The arrival of The Big Short in theaters a few weeks ago has reignited interest in the causes of the 2008 financial crisis. If you believe that the crisis was caused by greed and recklessness on Wall Street then you’ll like this film. Paul Krugman, writing on the op-ed page of the New York Times, liked it immensely, apparently thinking a Hollywood version of reality was fact.

We can all agree that the financial crisis was caused by a “mortgage meltdown” mostly among subprime and other risky mortgages. What neither this film nor the greed narrative tells us, is why there were so many of these mortgages in the financial system to begin with. The answer: Sorry Dr. Krugman, it was not Wall Street.

In June 2008, just before the crisis, more than half of all US mortgages—31 million loans—were subprime or otherwise risky. Of these, 76 percent were on the books of government agencies, primarily the government-sponsored enterprises (GSEs) Fannie Mae and Freddie Mac. This shows, without question, that the government—a sophisticated buyer—created the demand for these deficient loans.

The remaining 24 percent of these loans were on the books of private sector entities, such as banks, investment banks, insurers, and investment funds of all kinds.

Because of their government backing, Fannie and Freddie were the dominant players in the US mortgage market, and had been for more than a quarter century. They did not make loans themselves, but acquired mortgages from banks and other lenders. These were held in their portfolios or sold off to investors with a GSE guarantee.

Significantly, before 1992, Fannie and Freddie accepted only prime mortgages—loans in which the borrower made a down payment of 10 to 20 percent, had a FICO credit score of at least 660, and debts that were less than 38 percent of income after the loan was closed.

The market was stable with this foundation, but despite many government subsidies the homeownership rate in the U.S. had been stalled at 64 percent for 30 years. Congress blamed this on the GSEs, particularly their refusal to relax their underwriting standards; by insisting on acquiring only prime loans—it was argued—the GSEs left a vast number of low income Americans frozen out of the American dream of homeownership.

Thus, in 1992, Congress adopted a program known as the affordable housing goals, which required Fannie and Freddie to acquire an annual quota of loans that had been made to low or moderate income borrowers. Initially, 30 percent of all loans the GSEs acquired in any year had to be made to home buyers who were at or below the median income where they lived. Various subordinate goals were also required, covering minorities and borrowers below 80 and 60 percent of median income.

The Department of Housing and Urban Development was given authority to raise the goals—and it did, aggressively. Between 1993 and 2000, HUD raised the 30 percent goals to 50 percent, and between 2001 and 2008 it raised the goals to 56 percent. Thus, by 2008, 56 percent of all mortgages the GSEs acquired had to be made to borrowers below median income. Notably, HUD’s relentlessly rising quotas occurred in both Democratic and Republican administrations.

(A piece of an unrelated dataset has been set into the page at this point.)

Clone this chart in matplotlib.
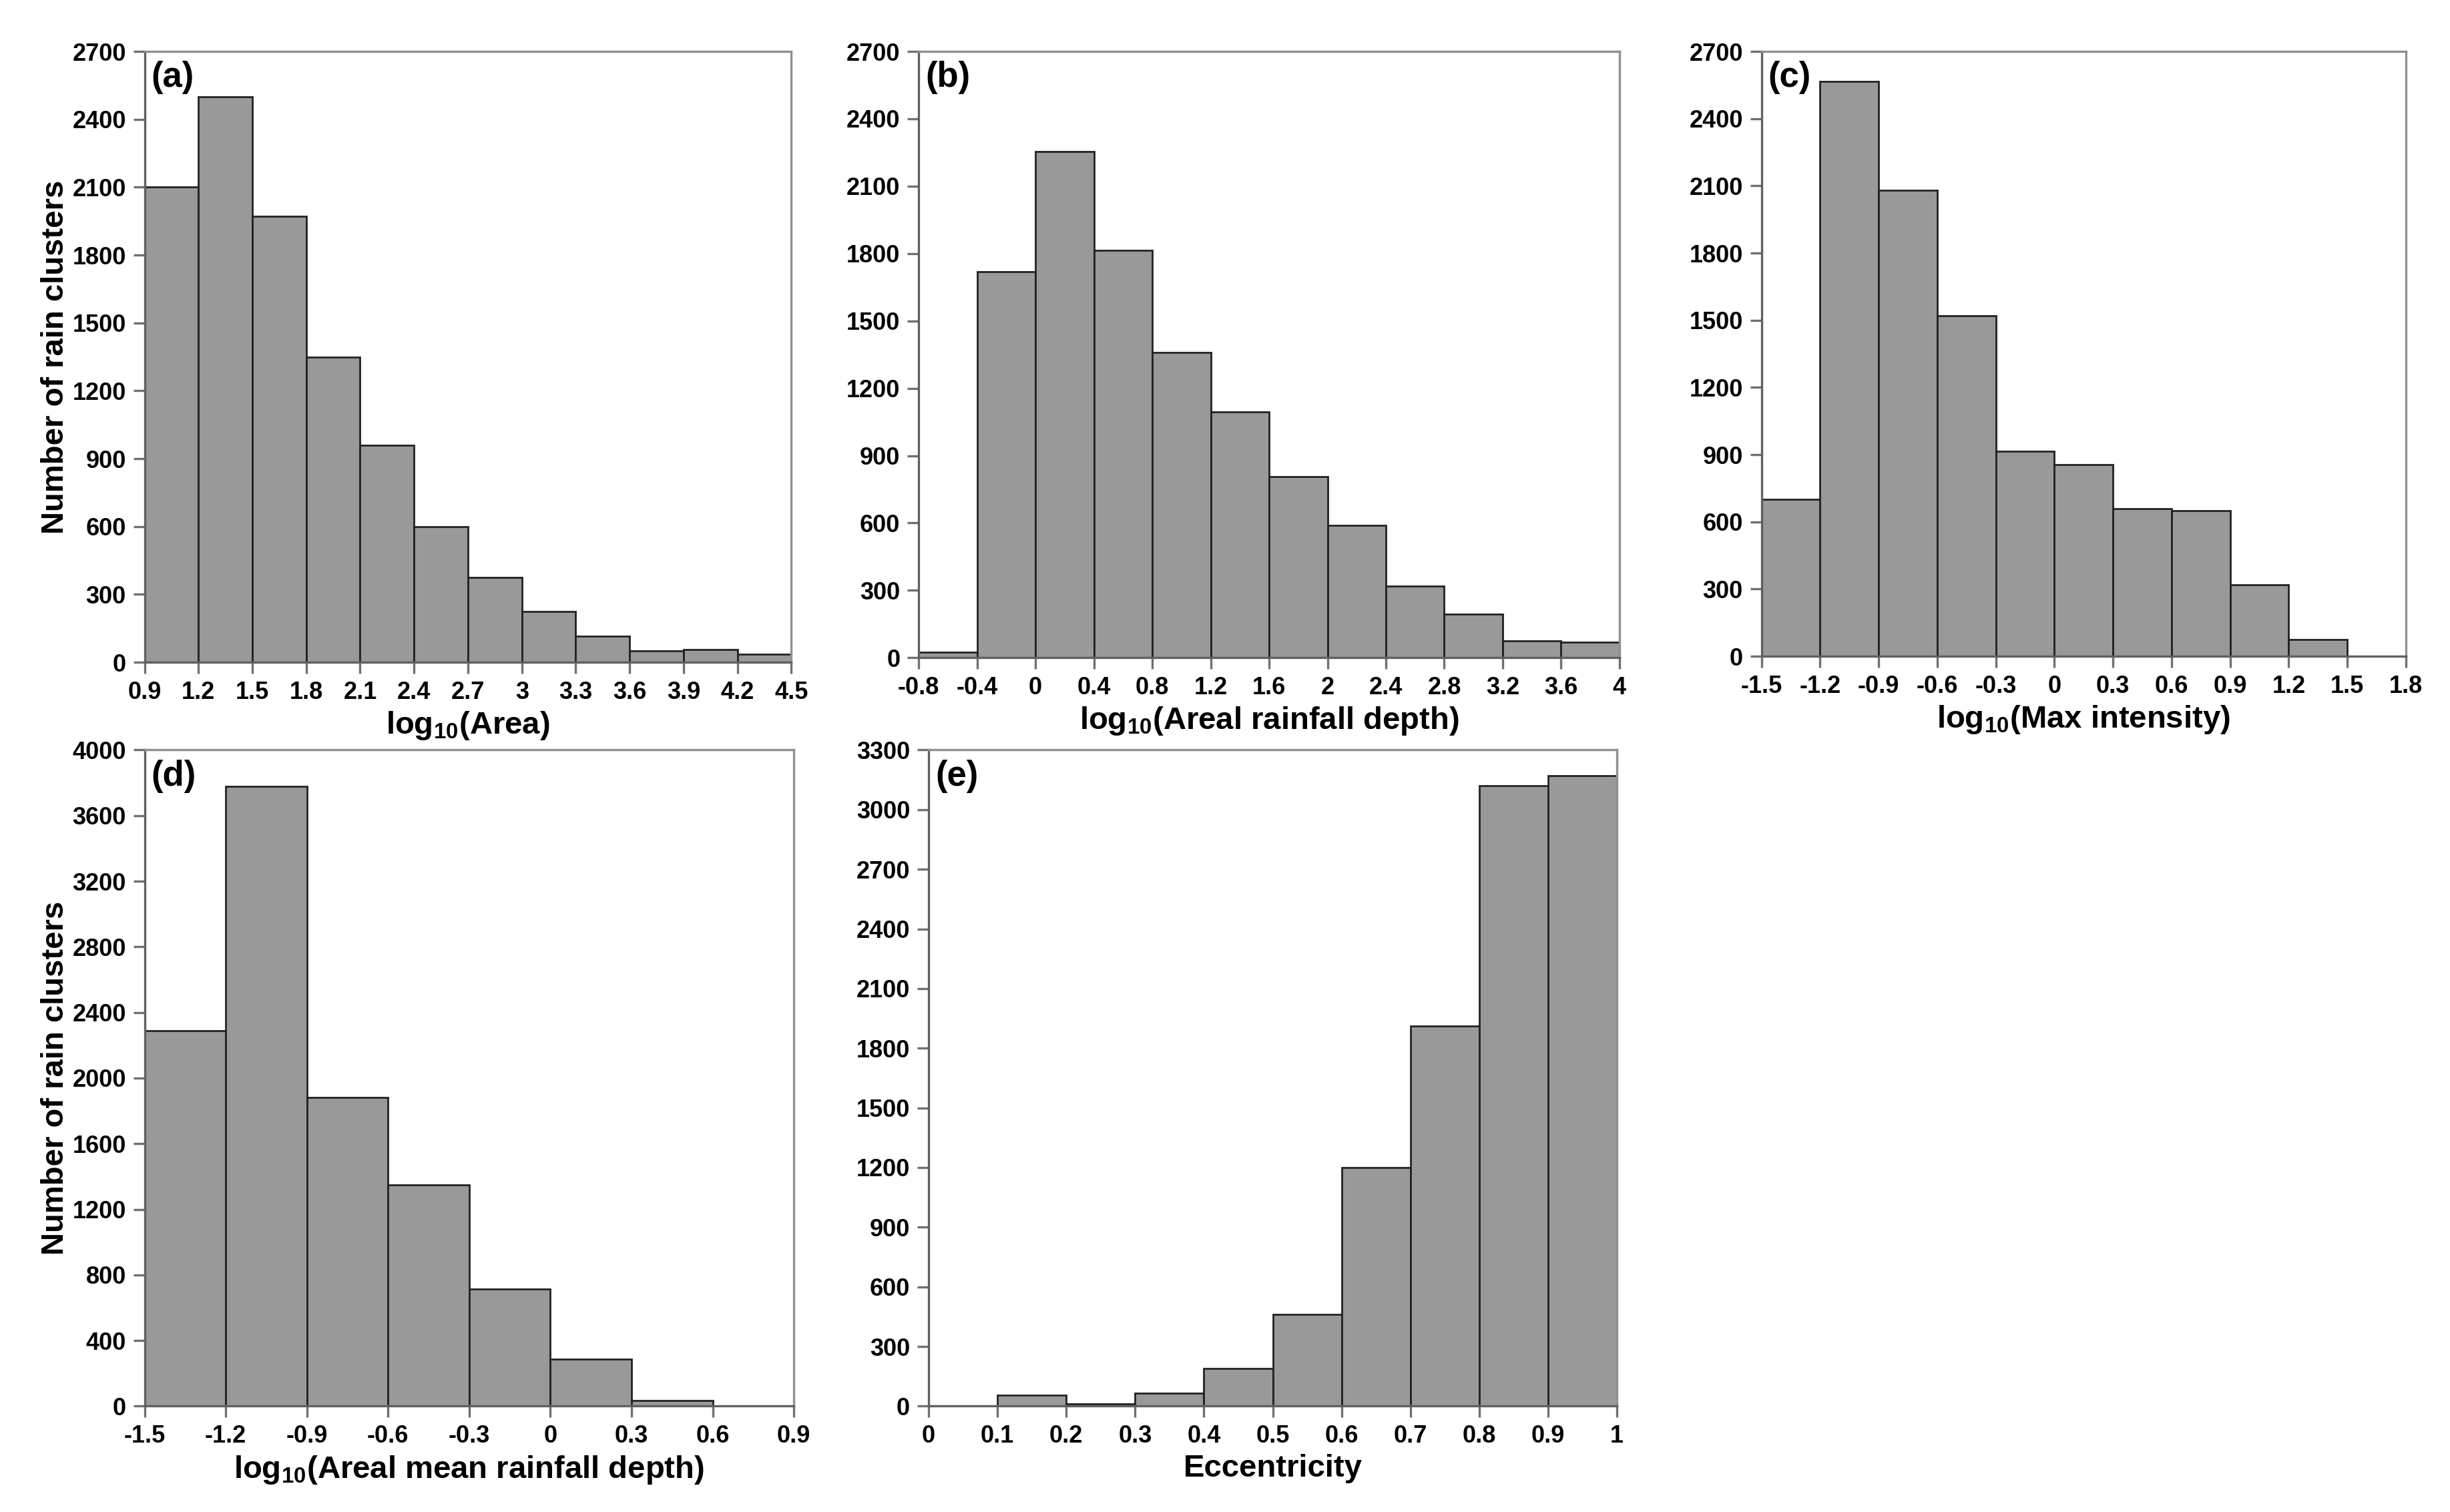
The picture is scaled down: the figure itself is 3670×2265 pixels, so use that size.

Understandably, it was difficult for the GSEs to meet these quotas and still acquire only prime loans. Accordingly, between 1993 and 2008, they began to accept increasing numbers of subprime and other risky mortgages. These caused their insolvency in 2008 and their takeover by the government that year. Fannie later reported that in 2008 it was exposed to $878 billion in these deficient mortgages, which caused 81percent of its losses that year. Freddie’s percentage exposures and losses were proportionately the same.

The connection between these numbers and the financial crisis is unavoidable. Because the GSEs dominated the mortgage market, when they reduced their underwriting standards to meet the affordable housing quotas the rest of the market followed. Soon, borrowers who could have afforded prime mortgages were getting loans with zero down payments. The result was an enormous housing price bubble, the largest in U.S. history, and when the bubble began to deflate, borrowers who could not meet their mortgage obligations were unable to refinance their loans. The number of defaults was unprecedented. This was the mortgage meltdown.

Government blunders turned it into a financial crisis. First, the government rescued Bear Stearns, a Wall Street investment bank, in March 2008, creating expectations that it would rescue other big firms if they got into trouble. But when Lehman Brothers—a firm much larger than Bear—weakened, the government suddenly reversed its policy, letting Lehman fail. This upended the market’s expectations, creating doubt about the safety and soundness of every firm. The result was an unprecedented panic that we know today as the financial crisis.

This is not the kind of story that Hollywood likes—no greed, no evildoers, not even any humor—just very bad government policy combined with serial government blunders. We should see the “greed narrative” for what it is: first, an effort to support the enactment of another bad policy—the job-destroying Dodd-Frank Act—and then to keep it fully in force. The Big Short is entertainment, not the truth.